**Task objective**
The line containing "plt.rcParams['font.family'] = ['Liberation" marks the end: extract everything from the first line of the data through that line, exactly, with no pictures.

**Information provided**
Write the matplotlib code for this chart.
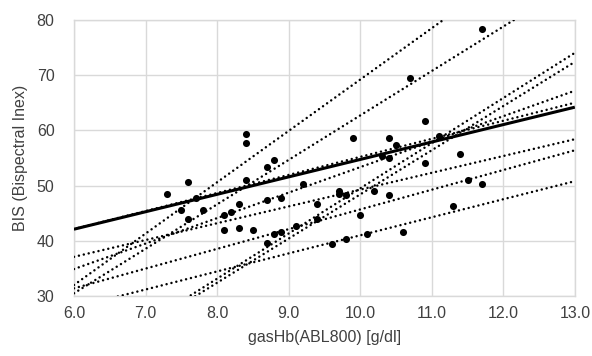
import matplotlib
matplotlib.use("Agg")
import matplotlib.pyplot as plt
import numpy as np

plt.rcParams['font.family'] = ['Liberation Sans', 'DejaVu Sans']

# scatter data: gasHb vs BIS
hb = [7.3, 7.5, 7.6, 7.6, 7.7, 7.8, 8.1, 8.1, 8.2, 8.3, 8.3, 8.4, 8.4, 8.4, 8.5,
      8.7, 8.7, 8.7, 8.8, 8.8, 8.9, 8.9, 9.1, 9.2, 9.4, 9.4, 9.6, 9.7, 9.7, 9.8,
      9.8, 9.9, 10.0, 10.1, 10.2, 10.3, 10.4, 10.4, 10.4, 10.5, 10.6, 10.7, 10.9,
      10.9, 11.1, 11.3, 11.4, 11.5, 11.7, 11.7]
bis = [48.4, 45.6, 50.65, 44.0, 47.75, 45.6, 44.7, 42.0, 45.3, 46.7, 42.3, 59.35,
       57.65, 51.0, 42.0, 53.4, 47.3, 39.6, 54.7, 41.3, 47.7, 41.65, 42.6, 50.35,
       46.7, 44.0, 39.4, 49.0, 48.5, 48.3, 40.3, 58.7, 44.7, 41.3, 49.0, 55.4,
       58.7, 55.0, 48.3, 57.35, 41.65, 69.4, 61.7, 54.0, 59.0, 46.3, 55.7, 51.0,
       50.35, 78.4]

# overall regression (solid)
overall_intercept = 23.16
overall_slope = 3.157

# individual regression lines (dotted)
ind_intercepts = [-23.8, -17.8, -32.3, -31.6, 22.5, 7.2, 18.84, 9.97, 8.29]
ind_slopes = [9.3, 8.05, 8.18, 8.0, 3.27, 4.614, 3.043, 3.571, 3.27]

xticks = [6.0, 7.0, 8.0, 9.0, 10.0, 11.0, 12.0, 13.0]
yticks = [30, 40, 50, 60, 70, 80]

fig = plt.figure(figsize=(5.92, 3.56), dpi=100)
ax = fig.add_axes([0.125, 0.1685, 0.846, 0.7755])

xs = np.linspace(6.0, 13.0, 200)
for a, b in zip(ind_intercepts, ind_slopes):
    ax.plot(xs, a + b * xs, color='black', linewidth=1.8,
            linestyle=(0, (0.01, 2.0)), dash_capstyle='round', zorder=3)
ax.plot(xs, overall_intercept + overall_slope * xs, color='black',
        linewidth=2.2, solid_capstyle='butt', zorder=4)

ax.scatter(hb, bis, s=26, color='black', zorder=5, linewidths=0)

ax.set_xlim(6.0, 13.0)
ax.set_ylim(30, 80)
ax.set_xticks(xticks)
ax.set_xticklabels([f"{v:.1f}" for v in xticks])
ax.set_yticks(yticks)
ax.set_yticklabels([str(v) for v in yticks])
ax.grid(True, color='#d9d9d9', linewidth=1.0, zorder=0)
ax.set_axisbelow(True)
for s in ax.spines.values():
    s.set_color('#d9d9d9')
    s.set_linewidth(1.0)
ax.tick_params(axis='x', length=0, labelsize=11.5, colors='#404040', pad=7)
ax.tick_params(axis='y', length=0, labelsize=11.5, colors='#404040', pad=14)
ax.set_xlabel("gasHb(ABL800) [g/dl]", fontsize=11.5, color='#404040', labelpad=7)
ax.set_ylabel("BIS (Bispectral Inex)", fontsize=11.5, color='#404040', labelpad=6)

fig.savefig("out.png", dpi=100)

**Task result**
Write the matplotlib code for this chart.
import matplotlib
matplotlib.use("Agg")
import matplotlib.pyplot as plt
import numpy as np

plt.rcParams['font.family'] = ['Liberation Sans', 'DejaVu Sans']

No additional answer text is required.